The 48-hour waiting period law is part of Arkansas’ informed consent requirements. Before performing an abortion, facilities are required to tell women about the risks of abortion and their unborn baby’s development. After providing this information, abortion facilities must give women 48 hours to consider the information before going through with the abortion.
Notably, abortion activists often have claimed these laws are not effective in reducing abortions, but details from the news report indicate many women do change their minds.
The report reveals:
From Feb. 1, 2017, to March 22, 57 women who had ultrasounds during their initial visits to a Planned Parenthood clinic, but didn’t return for abortions, had not paid their bills, resulting in $10,961.66 in lost revenue to the clinics, Nathan Johnson, the clinics’ chief financial officer said in an affidavit. The clinics lost an additional $2,957 on services provided from March 23, when it stopped collecting credit-card numbers, through July 10.

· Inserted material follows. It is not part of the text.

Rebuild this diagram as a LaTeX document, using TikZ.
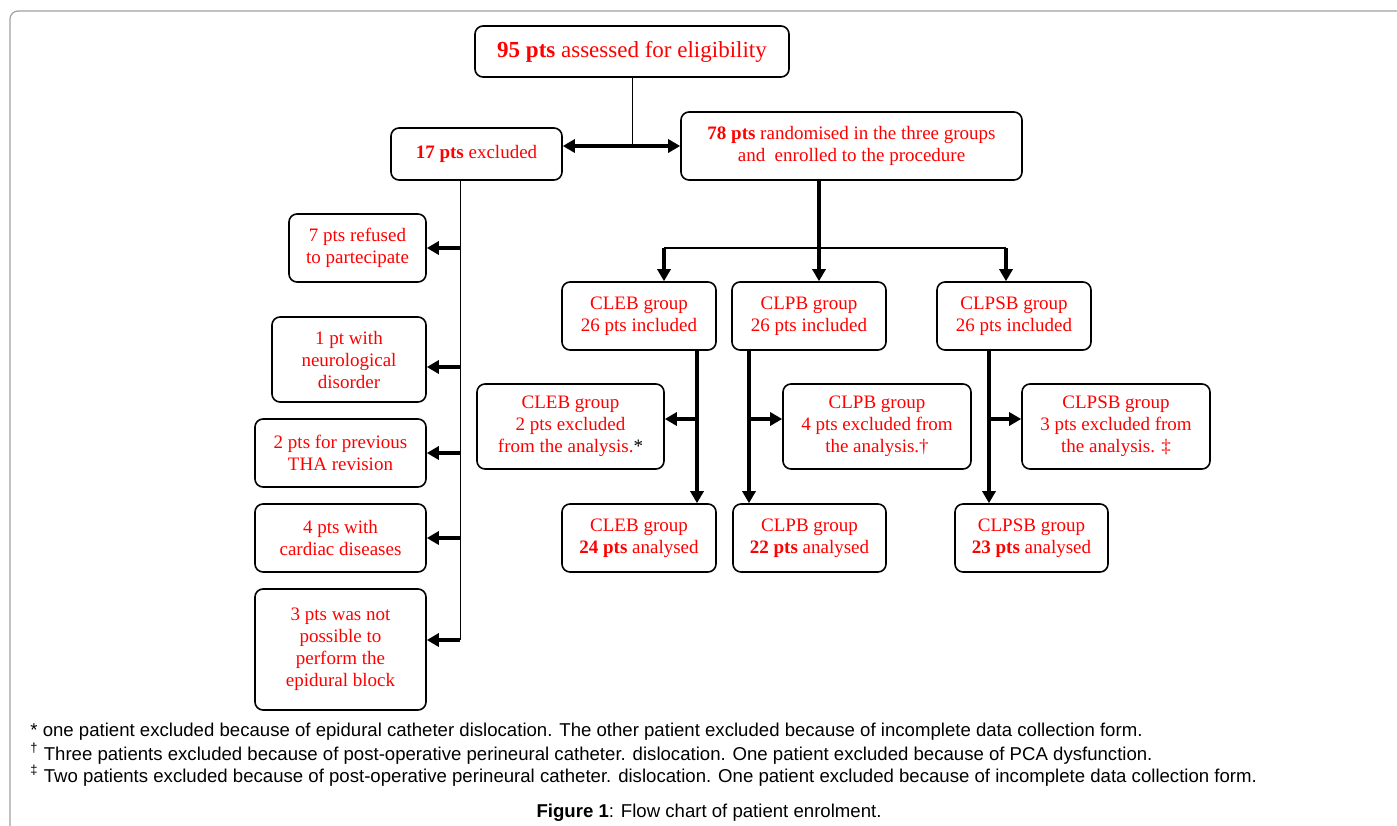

At Little Rock Family Planning, only 10 out of 108 patients who had ultrasounds during their initial visits, but didn’t return for abortions, had paid their bills as of August, while $19,600 worth of bills remained unpaid, said Lori Williams, director of Little Rock Family Planning.
It appears that at least 165 women in Arkansas considered abortion but chose life for their unborn babies within several months. Maybe they were encouraged by a sidewalk counselor, or the ultrasound convinced them that their unborn baby was a valuable life. Maybe learning about the risks of abortion or facts about their baby’s development changed their minds.
The numbers suggest that pro-life advocates are making a difference in the lives of countless women and children each year.